Abstract

Nanoscale enables a broad range of electromechanical coupling mechanisms that are forbidden or are negligible in the materials. We conduct a theoretical study of the electromechanical response of thin paraelectric films with mobile vacancies (or ions) paradigmatic for capacitor-type measurements in x-ray scattering, piezoresponse force microscopy (PFM), and electrochemical strain microscopy (ESM). Using a quantum paraelectric SrTiO${}_{3}$ (STO) film as a model material with well-known electromechanical, electronic, and electrochemical properties, we evaluate the contributions of electrostriction, Maxwell stress, flexoelectric effect, deformation potential, and compositional Vegard strains caused by mobile vacancies (or ions) and electrons to the electromechanical response. The local electromechanical response manifests strong size effects, the scale of which is determined by the ratio of the STO film thickness and PFM/ESM tip size to the carriers' screening radius.

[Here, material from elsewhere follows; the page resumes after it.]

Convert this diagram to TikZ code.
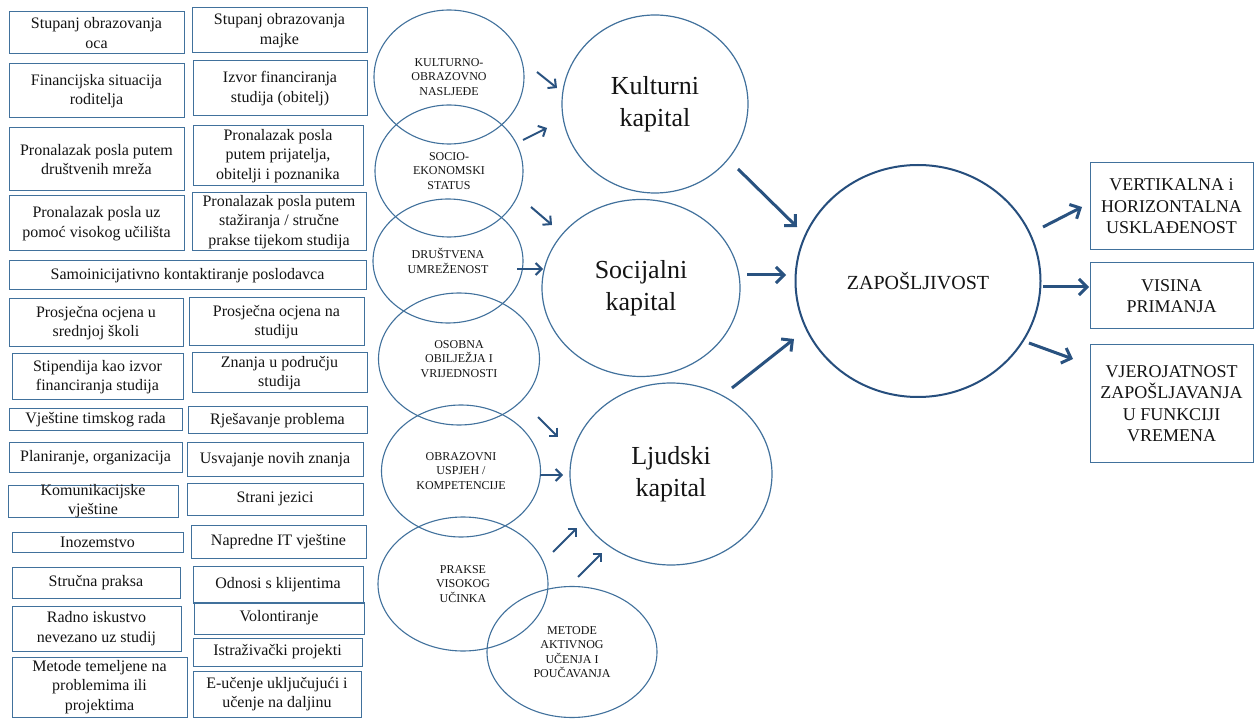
\documentclass[tikz,border=0pt]{standalone}
\usepackage{fontspec}
\setmainfont{Liberation Serif}
\usetikzlibrary{shapes.geometric,arrows.meta}
\definecolor{bordc}{RGB}{65,113,156}
\definecolor{arrc}{RGB}{41,82,128}
\definecolor{zapc}{RGB}{38,78,125}
\definecolor{txtc}{RGB}{20,20,20}
\newcommand\mybox[6]{%
  \pgfmathsetmacro\cx{(#2+#4)/2}\pgfmathsetmacro\cy{(#3+#5)/2}%
  \pgfmathsetmacro\bw{#4-#2}\pgfmathsetmacro\bh{#5-#3}%
  \node[lbox,minimum width=\bw pt,minimum height=\bh pt,label={[ltext]center:{#6}}] (#1) at (\cx,\cy) {};}
\newcommand\mrbox[6]{%
  \pgfmathsetmacro\cx{(#2+#4)/2}\pgfmathsetmacro\cy{(#3+#5)/2}%
  \pgfmathsetmacro\bw{#4-#2}\pgfmathsetmacro\bh{#5-#3}%
  \node[lbox,minimum width=\bw pt,minimum height=\bh pt,label={[rtext]center:{#6}}] (#1) at (\cx,\cy) {};}
\begin{document}
\begin{tikzpicture}[x=1pt,y=-1pt,
  lbox/.style={draw=bordc,line width=1pt,inner sep=0pt,rectangle},
  ltext/.style={inner sep=0pt,align=center,text=txtc,font=\fontsize{16}{19.5}\selectfont},
  rtext/.style={inner sep=0pt,align=center,text=txtc,font=\fontsize{18}{21.5}\selectfont},
  sell/.style={ellipse,draw=bordc,line width=1.1pt,inner sep=0pt,align=center,text=txtc,font=\fontsize{12}{14.5}\selectfont},
  bell/.style={ellipse,draw=bordc,line width=1.2pt,inner sep=0pt,align=center,text=txtc,font=\fontsize{26}{32}\selectfont},
  zell/.style={ellipse,draw=zapc,line width=2pt,inner sep=0pt,align=center,text=txtc,font=\fontsize{20}{24}\selectfont},
  sarr/.style={draw=arrc,line width=2pt,-{Straight Barb[length=6pt,width=12pt]}},
  barr/.style={draw=arrc,line width=3pt,-{Straight Barb[length=8pt,width=16pt]}}]
\fill[white] (0,0) rectangle (1254,719);
\useasboundingbox (0,0) rectangle (1254,719);
% left boxes
\mybox{b1}{9}{12}{184}{54}{Stupanj obrazovanja\\oca}
\mybox{b2}{192}{8}{367}{53}{Stupanj obrazovanja\\majke}
\mybox{b3}{9}{64}{184}{118}{Financijska situacija\\roditelja}
\mybox{b4}{193}{61}{367}{116}{Izvor financiranja\\studija (obitelj)}
\mybox{b5}{9}{128}{184}{191}{Pronalazak posla putem\\društvenih mreža}
\mybox{b6}{193}{126}{363}{186}{Pronalazak posla\\putem prijatelja,\\obitelji i poznanika}
\mybox{b7}{9}{196}{184}{251}{Pronalazak posla uz\\pomoć visokog učilišta}
\mybox{b8}{192}{193}{366}{251}{Pronalazak posla putem\\stažiranja / stručne\\prakse tijekom studija}
\mybox{b9}{9}{261}{366}{290}{Samoinicijativno kontaktiranje poslodavca}
\mybox{b10}{9}{299}{183}{347}{Prosječna ocjena u\\srednjoj školi}
\mybox{b11}{189}{298}{364}{346}{Prosječna ocjena na\\studiju}
\mybox{b12}{12}{354}{183}{400}{Stipendija kao izvor\\financiranja studija}
\mybox{b13}{192}{353}{367}{393}{Znanja u području\\studija}
\mybox{b14}{9}{409}{182}{431}{Vještine timskog rada}
\mybox{b15}{188}{407}{367}{434}{Rješavanje problema}
\mybox{b16}{9}{443}{182}{472}{Planiranje, organizacija}
\mybox{b17}{187}{443}{363}{476}{Usvajanje novih znanja}
\mybox{b18}{8}{485}{178}{517}{Komunikacijske\\vještine}
\mybox{b19}{187}{483}{363}{515}{Strani jezici}
\mybox{b20}{12}{532}{183}{552}{Inozemstvo}
\mybox{b21}{191}{525}{366}{558}{Napredne IT vještine}
\mybox{b22}{12}{567}{180}{598}{Stručna praksa}
\mybox{b23}{193}{566}{363}{603}{Odnosi s klijentima}
\mybox{b24}{12}{606}{181}{651}{Radno iskustvo\\nevezano uz studij}
\mybox{b25}{194}{602}{364}{634}{Volontiranje}
\mybox{b26}{193}{638}{362}{666}{Istraživački projekti}
\mybox{b27}{12}{657}{187}{717}{Metode temeljene na\\problemima ili\\projektima}
\mybox{b28}{193}{671}{361}{717}{E-učenje uključujući i\\učenje na daljinu}
% small ellipses
\node[sell,minimum width=150pt,minimum height=134pt] (e1) at (449,77) {KULTURNO-\\OBRAZOVNO\\NASLJEĐE};
\node[sell,minimum width=148pt,minimum height=132pt] (e2) at (449,171) {SOCIO-\\EKONOMSKI\\STATUS};
\node[sell,minimum width=150pt,minimum height=124pt] (e3) at (448,261) {DRUŠTVENA\\UMREŽENOST};
\node[sell,minimum width=161pt,minimum height=132pt] (e4) at (459,359) {OSOBNA\\OBILJEŽJA I\\VRIJEDNOSTI};
\node[sell,minimum width=159pt,minimum height=132pt] (e5) at (461,471) {OBRAZOVNI\\USPJEH /\\KOMPETENCIJE};
\node[sell,minimum width=170pt,minimum height=134pt] (e6) at (463,584) {PRAKSE\\VISOKOG\\UČINKA};
\node[sell,minimum width=170pt,minimum height=131pt] (e7) at (572,652) {METODE\\AKTIVNOG\\UČENJA I\\POUČAVANJA};
% big circles
\node[bell,minimum width=186pt,minimum height=178pt] (ck) at (655,104) {Kulturni\\kapital};
\node[bell,minimum width=198pt,minimum height=177pt] (cs) at (641,288) {Socijalni\\kapital};
\node[bell,minimum width=202pt,minimum height=182pt] (cl) at (671,474) {Ljudski\\kapital};
\node[zell,minimum width=245pt,minimum height=232pt] (cz) at (918,281) {ZAPOŠLJIVOST};
% right boxes
\mrbox{r1}{1090}{163}{1253}{250}{VERTIKALNA i\\HORIZONTALNA\\USKLAĐENOST}
\mrbox{r2}{1090}{263}{1253}{329}{VISINA\\PRIMANJA}
\mrbox{r3}{1090}{345}{1253}{462}{VJEROJATNOST\\ZAPOŠLJAVANJA\\U FUNKCIJI\\VREMENA}
% arrow end points
\coordinate (a1s) at (537,72);  \coordinate (a1e) at (557,88);
\coordinate (a2s) at (523,140); \coordinate (a2e) at (547,128);
\coordinate (a3s) at (531,207); \coordinate (a3e) at (552,225);
\coordinate (a4s) at (517,269); \coordinate (a4e) at (543,269);
\coordinate (a5s) at (538,417); \coordinate (a5e) at (558,437);
\coordinate (a6s) at (540,475); \coordinate (a6e) at (563,475);
\coordinate (a7s) at (553,552); \coordinate (a7e) at (577,528);
\coordinate (a8s) at (578,577); \coordinate (a8e) at (602,553);
\coordinate (c1s) at (738,169); \coordinate (c1e) at (797,227);
\coordinate (c2s) at (747,275); \coordinate (c2e) at (786,275);
\coordinate (c3s) at (732,388); \coordinate (c3e) at (794,339);
\coordinate (d1s) at (1043,227); \coordinate (d1e) at (1082,207);
\coordinate (d2s) at (1043,287); \coordinate (d2e) at (1089,287);
\coordinate (d3s) at (1029,343); \coordinate (d3e) at (1073,359);
\foreach \i in {1,...,8} {\draw[sarr] (a\i s) -- (a\i e);}
\foreach \i in {1,2,3} {\draw[barr] (c\i s) -- (c\i e); \draw[barr] (d\i s) -- (d\i e);}
\end{tikzpicture}
\end{document}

Due to the strong dielectric nonlinearity effect inherent in quantum paraelectrics, the dependence of the STO film electromechanical response on the applied voltage demonstrates a pronounced crossover from the linear to the quadratic law and then to the sublinear law with a factor of 2/3 under the voltage increase. The temperature dependence of the electromechanical response as determined by the interplay between the dielectric susceptibility and the screening radius is nonmonotonic and has pronounced maxima, the position and width of which can be tuned by film thickness. This paper provides a comparative framework for the analysis of electromechanical coupling in the nonpiezoelectric nanosystems.